Taylor Rocca, Roving Editor Ω
If you don’t already know Kay’s name, she is about to remind you what it is…about 100 times too many.
Normally I am supportive of Canadian music ventures. Unfortunately when your music is licensed to Dumptruck Unicorn Entertainment, there isn’t much I can do for you other than send your EP back to the dumpster where it came from.
Kay is the latest in breakout Canadian pop Internet music disasters. Made famous by YouTube and sounding like an odd mix of Ke$ha, Nicki Minaj and The Ting Tings, Kay is not worth listening to.
Unless you are five years old.
Even then, I think most five-year-olds would recognize that Kay is a no-talent clown.
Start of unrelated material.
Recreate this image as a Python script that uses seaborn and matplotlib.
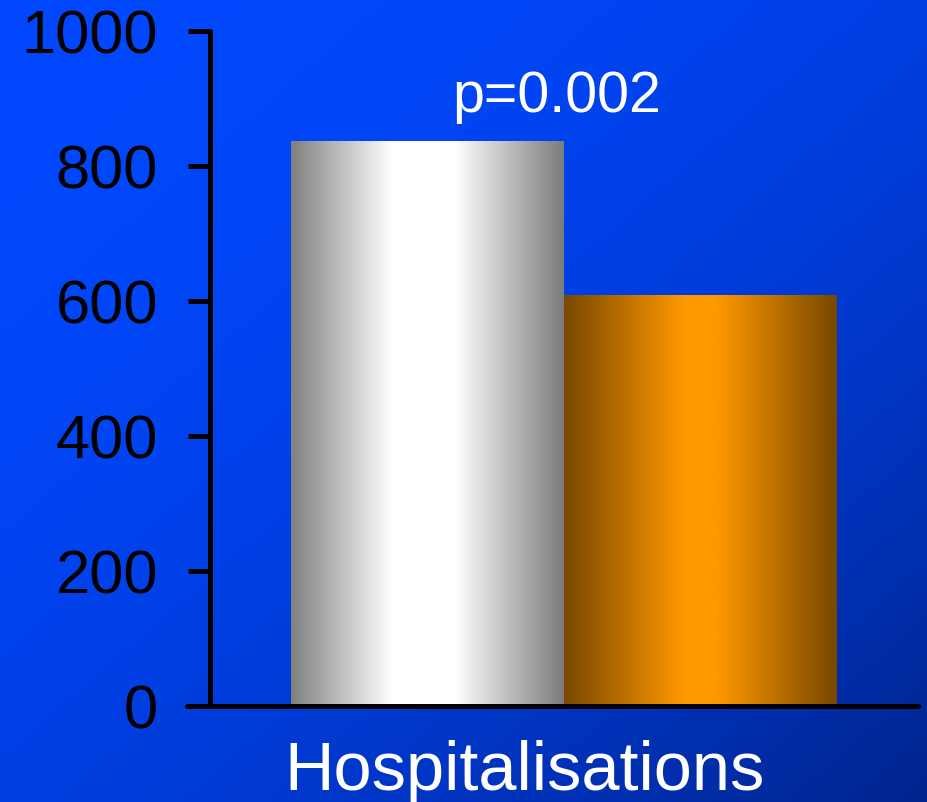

My Name is Kay is the debut EP for the pride of Cape Breton, N.S. The lead single off the EP is also the title track and it is even more annoying than I thought it was going to be.
“You just keep on talking,” Kay sings, “don’t know what my name is.”
Perhaps it is because I don’t care what your name is?
Perhaps it is because you are yelling your name in my ear repeatedly and it is getting on my nerves?
Perhaps it is because you haven’t done anything worthwhile that would lead people to remember who you are?
“If rhymes could kill,” Kay sings, “I would put you in a coma.”
Kay, may I ask you a favour? Just put me in a coma now. I can’t take any more.
Things don’t get better once the opening atrocity ends. The second track on the EP is M.A.J.O.R. Kay tries to convince the listener that she is m-a-j-o-r, but doesn’t explicitly state that she is a major embarrassment to Canadian music.
Thankfully she doesn’t need to explicitly state that. It’s already apparent.
Stranger is the only track in which I could find anything redeeming about Kay. Her vocal strengths are finally apparent. It might be the best track on the EP, but Stranger isn’t good enough to make up for the trainwreck that occurred prior to it.
My Name Is Kay is only good for one thing – a coaster for your beer. And even then, I’m not sure I would embarrass my beer by setting it on top of Kay’s EP.